これまで事前準備に忙殺されていた時間をコミュニケーションに割くことができるようになり、どんなことを見たいのかをより詳しく把握できるようになりました。
あとはそこで聞き取ったことをBPOサービスにお願いするだけです。
今では余裕をもって仕上検査期間でも帰宅して、自炊までできるようになっています。
マンション工事特有の段取りの重要性とデジタルツール活用の意義
お話を伺っていると、SPIDERPLUSとBPOサービスの活用で、単に時間を削減できているだけではなく、コミュニケーションなど、工事をする上でより本質的なものに対して時間を割くことになったのですね。

従来手間どっていた作業から開放されたことで、工事の先の段取りができるようになりました。
例えば1Fの躯体工事段階で他のフロアの駆体の話や既存フロアの仕上げの話をしたり、照明の位置、扉をつける向きなど、細かいことをあげればキリがないですが、そうした内容について打ち合わせをしたり準備できるようになっています。
現場では仮設の揚重機材などの段取りも重要です。
SPIDERPLUSの導入前であれば、現場にいる時間のかなりの部分は写真を撮るため、という状態でした。

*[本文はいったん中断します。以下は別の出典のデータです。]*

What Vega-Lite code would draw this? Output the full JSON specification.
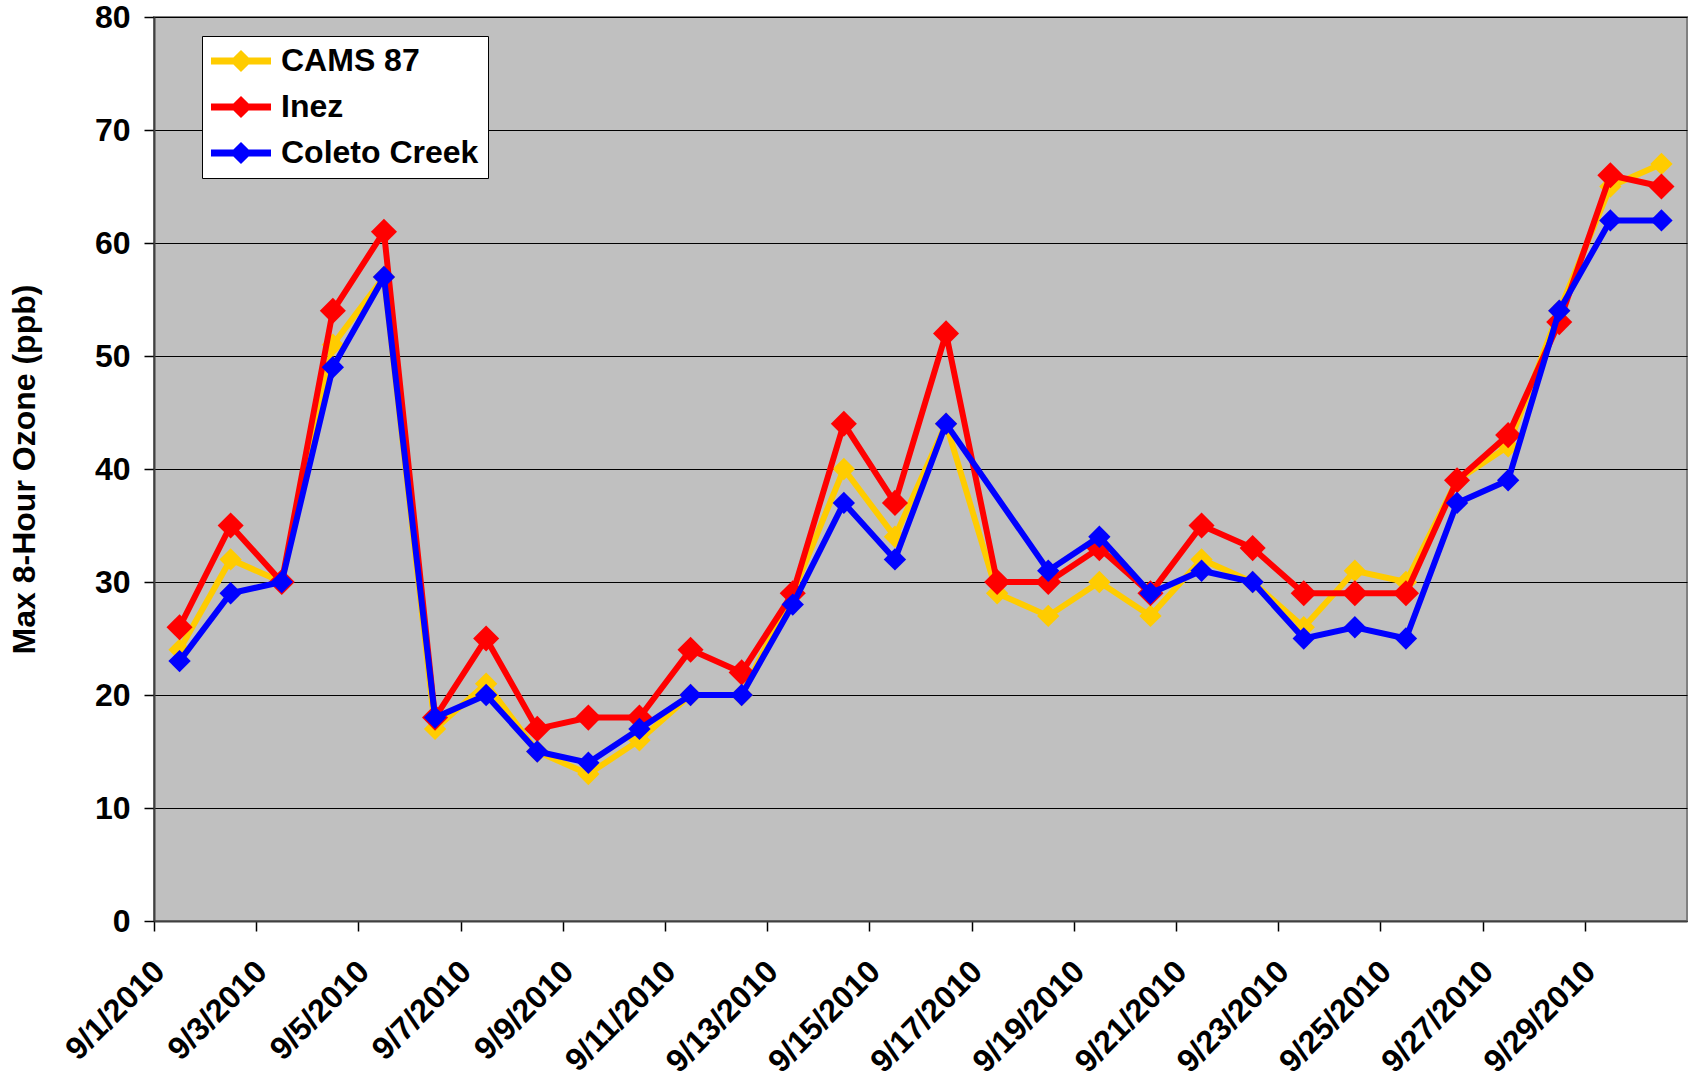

現在では、図面や工程表の作成ができるようになりました。
また、設計やお客様への質疑をあげるのに時間を使えるようにもなっています。
SPIDERPLUS内の図面上にある画像などを活用して、職人さんから提案があった際も、同じものを見ながら明確な意思疎通を行うことが可能です。
マンション工事では段取りを組むことも細かく、多岐にわたるのではないでしょうか。

ファミリー向け物件なのか、高齢の方に特化した物件なのか、住む方の属性の違いによって例えばドアノブの位置やトイレットペーパーホルダーの高さなどが違ってきます。
それらは一人でどうにか気づいて進めていくには実際には難しいことが色々あります。
デジタルツールの活用やBPOサービスの活用によって、限りある時間を住む方たちが快適に暮らしていくことにできるための段取りや、工事関係者とのコミュニケーションに割く割合を増やし、より質の高い工事をすることに繋げていくことができると思います。